## BEGIN

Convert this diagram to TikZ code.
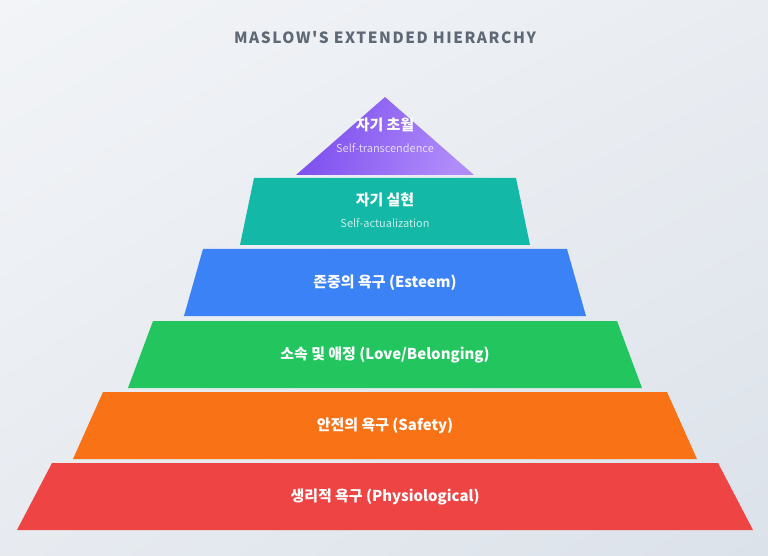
\documentclass[tikz,border=0pt]{standalone}
\usepackage{fontspec}
\setmainfont{Noto Sans CJK KR}
\newfontfamily\titlefont[LetterSpace=10]{Noto Sans CJK KR}
\usetikzlibrary{positioning,shadings}
\definecolor{bgLight}{HTML}{F2F4F7}
\definecolor{bgDark}{HTML}{DCE2EA}
\definecolor{titleGray}{HTML}{5F6875}
\definecolor{violetDark}{HTML}{7C4DEE}
\definecolor{violetLight}{HTML}{B08CFB}
\definecolor{tealLayer}{HTML}{14B8A6}
\definecolor{blueLayer}{HTML}{3B82F6}
\definecolor{greenLayer}{HTML}{22C55E}
\definecolor{orangeLayer}{HTML}{F97316}
\definecolor{redLayer}{HTML}{EF4444}
\newcommand\pyramidCenter{385}
\newcommand\layerHeight{67}
% one band of the pyramid: name, colour, top y, half width at top, half width at bottom, label
\newcommand\drawLayer[6]{
	\fill[#2] (\pyramidCenter-#4,#3) to (\pyramidCenter+#4,#3) to
	(\pyramidCenter+#5,#3+\layerHeight) to (\pyramidCenter-#5,#3+\layerHeight) to cycle;
	\node[layerlabel] (#1) at (\pyramidCenter,#3+\layerHeight/2) {#6};
}
\tikzset{
	layerlabel/.style={text=white, font=\fontsize{15}{18}\selectfont\bfseries, inner sep=0pt},
	sublabel/.style={text=white, text opacity=0.75, font=\fontsize{11}{13}\selectfont, inner sep=0pt},
}
\begin{document}
\begin{tikzpicture}[x=1bp, y=-1bp]
	\useasboundingbox (0,0) rectangle (768,556);
	\shade[upper left=bgLight, upper right=bgLight!60!bgDark, lower left=bgLight!50!bgDark, lower right=bgDark]
	(0,0) rectangle (768,556);
	
	\node[text=titleGray, font=\titlefont\fontsize{15.5}{19}\selectfont\bfseries, inner sep=0pt] (title) at (385,38)
	{MASLOW'S EXTENDED HIERARCHY};
	
	% top of the pyramid
	\shade[left color=violetDark, right color=violetLight, shading angle=70]
	(\pyramidCenter,97) to (\pyramidCenter+89,175) to (\pyramidCenter-89,175) to cycle;
	\node[layerlabel] (transcend) at (\pyramidCenter,125) {자기 초월};
	\node[sublabel, below=11bp of transcend] (transcendEn) {Self-transcendence};
	
	\drawLayer{actual}{tealLayer}{178}{131}{145}{}
	\node[layerlabel] (actualKo) at (\pyramidCenter,200) {자기 실현};
	\node[sublabel, below=11bp of actualKo] (actualEn) {Self-actualization};
	
	\drawLayer{esteem}{blueLayer}{249}{182}{201}{존중의 욕구 (Esteem)}
	\drawLayer{belonging}{greenLayer}{321}{232}{257}{소속 및 애정 (Love/Belonging)}
	\drawLayer{safety}{orangeLayer}{392}{282}{312}{안전의 욕구 (Safety)}
	\drawLayer{physio}{redLayer}{463}{333}{368}{생리적 욕구 (Physiological)}
\end{tikzpicture}
\end{document}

## END

**REQUIREMENTS**
Except for the pictures, print the data above exactly.

**THE RESPONSE**
Convert this diagram to TikZ code.
\documentclass[tikz,border=0pt]{standalone}
\usepackage{fontspec}
\setmainfont{Noto Sans CJK KR}
\newfontfamily\titlefont[LetterSpace=10]{Noto Sans CJK KR}
\usetikzlibrary{positioning,shadings}
\definecolor{bgLight}{HTML}{F2F4F7}
\definecolor{bgDark}{HTML}{DCE2EA}
\definecolor{titleGray}{HTML}{5F6875}
\definecolor{violetDark}{HTML}{7C4DEE}
\definecolor{violetLight}{HTML}{B08CFB}
\definecolor{tealLayer}{HTML}{14B8A6}
\definecolor{blueLayer}{HTML}{3B82F6}
\definecolor{greenLayer}{HTML}{22C55E}
\definecolor{orangeLayer}{HTML}{F97316}
\definecolor{redLayer}{HTML}{EF4444}
\newcommand\pyramidCenter{385}
\newcommand\layerHeight{67}
% one band of the pyramid: name, colour, top y, half width at top, half width at bottom, label
\newcommand\drawLayer[6]{
	\fill[#2] (\pyramidCenter-#4,#3) to (\pyramidCenter+#4,#3) to
	(\pyramidCenter+#5,#3+\layerHeight) to (\pyramidCenter-#5,#3+\layerHeight) to cycle;
	\node[layerlabel] (#1) at (\pyramidCenter,#3+\layerHeight/2) {#6};
}
\tikzset{
	layerlabel/.style={text=white, font=\fontsize{15}{18}\selectfont\bfseries, inner sep=0pt},
	sublabel/.style={text=white, text opacity=0.75, font=\fontsize{11}{13}\selectfont, inner sep=0pt},
}
\begin{document}
\begin{tikzpicture}[x=1bp, y=-1bp]
	\useasboundingbox (0,0) rectangle (768,556);
	\shade[upper left=bgLight, upper right=bgLight!60!bgDark, lower left=bgLight!50!bgDark, lower right=bgDark]
	(0,0) rectangle (768,556);
	
	\node[text=titleGray, font=\titlefont\fontsize{15.5}{19}\selectfont\bfseries, inner sep=0pt] (title) at (385,38)
	{MASLOW'S EXTENDED HIERARCHY};
	
	% top of the pyramid
	\shade[left color=violetDark, right color=violetLight, shading angle=70]
	(\pyramidCenter,97) to (\pyramidCenter+89,175) to (\pyramidCenter-89,175) to cycle;
	\node[layerlabel] (transcend) at (\pyramidCenter,125) {자기 초월};
	\node[sublabel, below=11bp of transcend] (transcendEn) {Self-transcendence};
	
	\drawLayer{actual}{tealLayer}{178}{131}{145}{}
	\node[layerlabel] (actualKo) at (\pyramidCenter,200) {자기 실현};
	\node[sublabel, below=11bp of actualKo] (actualEn) {Self-actualization};
	
	\drawLayer{esteem}{blueLayer}{249}{182}{201}{존중의 욕구 (Esteem)}
	\drawLayer{belonging}{greenLayer}{321}{232}{257}{소속 및 애정 (Love/Belonging)}
	\drawLayer{safety}{orangeLayer}{392}{282}{312}{안전의 욕구 (Safety)}
	\drawLayer{physio}{redLayer}{463}{333}{368}{생리적 욕구 (Physiological)}
\end{tikzpicture}
\end{document}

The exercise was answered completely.